Fast-forward three years and Obama's election seemed to signal to the world that the United States had overcome its sordid past. It marked a chance, as one Iranian reporter said, for America to "fix its image in the world."

But since that electrifying November night in 2008, a strange paradox has occurred. While a black man has occupied the White House, conditions for African-Americans have at best stagnated and in many cases worsened. A 2013 report by researchers at Brandeis University calculated that "half the collective wealth of African-American families was stripped away during the Great Recession." A rash of voter-suppression laws targeted -- much like the old grandfather clauses -- at African-Americans and supported by the Supreme Court's ruling in Shelby County v. Holder, threatens to disfranchise millions of black voters. The economic and political onslaught is punctuated by the number of unarmed black Americans shot and killed by "stand your ground" vigilantes or increasingly militarized police forces, with no assurances whatsoever that justice will occur. These grievances converged in Ferguson, Missouri, and came to light for the world to see.

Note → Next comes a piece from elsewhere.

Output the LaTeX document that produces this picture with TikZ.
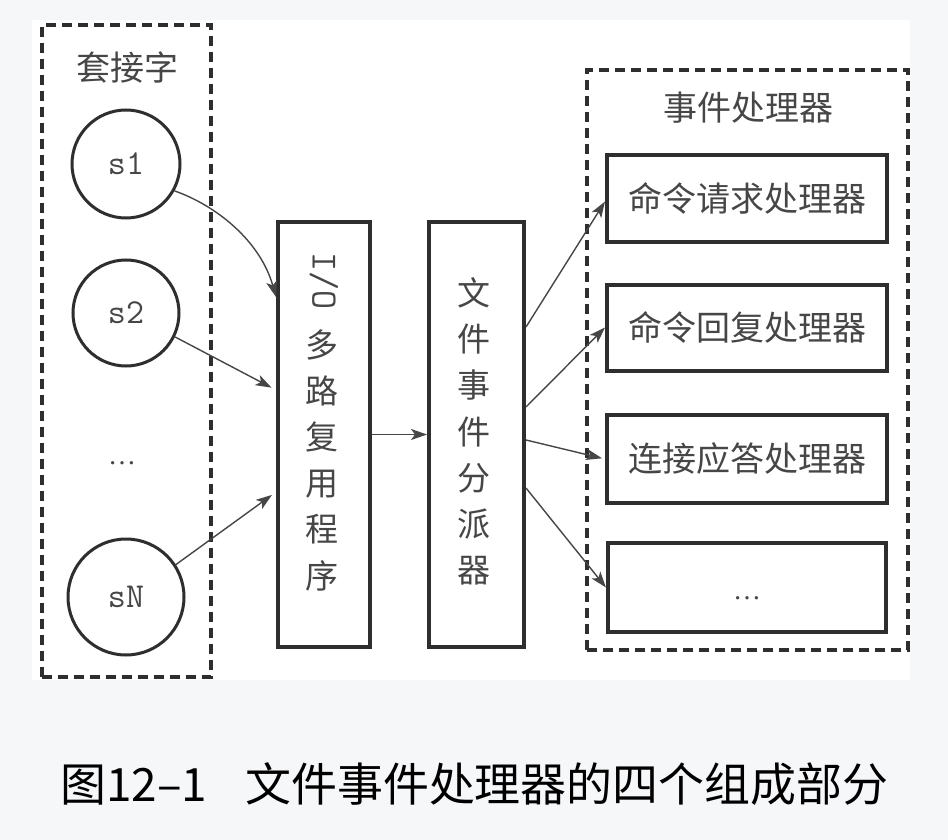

The United States has been grappling with its relatively diminishing economic global power since the 1970s by turning instead to what was supposed to be the nation's strength. A favorite trope for presidents and secretaries of state attempting to project power abroad has been to talk of America as the land of opportunity, a bastion of human rights. But murdered teenagers and tear gas in Ferguson don't reflect the image of the "shining city on the hill" that politicians in Washington want the world to see. The ongoing inability to make the promises of democracy real for 44.5 million African-Americans will continue to vex U.S. foreign policy now, just as it has in the past. And, fair or not, America's enemies will continue to use this discomfiting reality to poke, embarrass, and shame the superpower.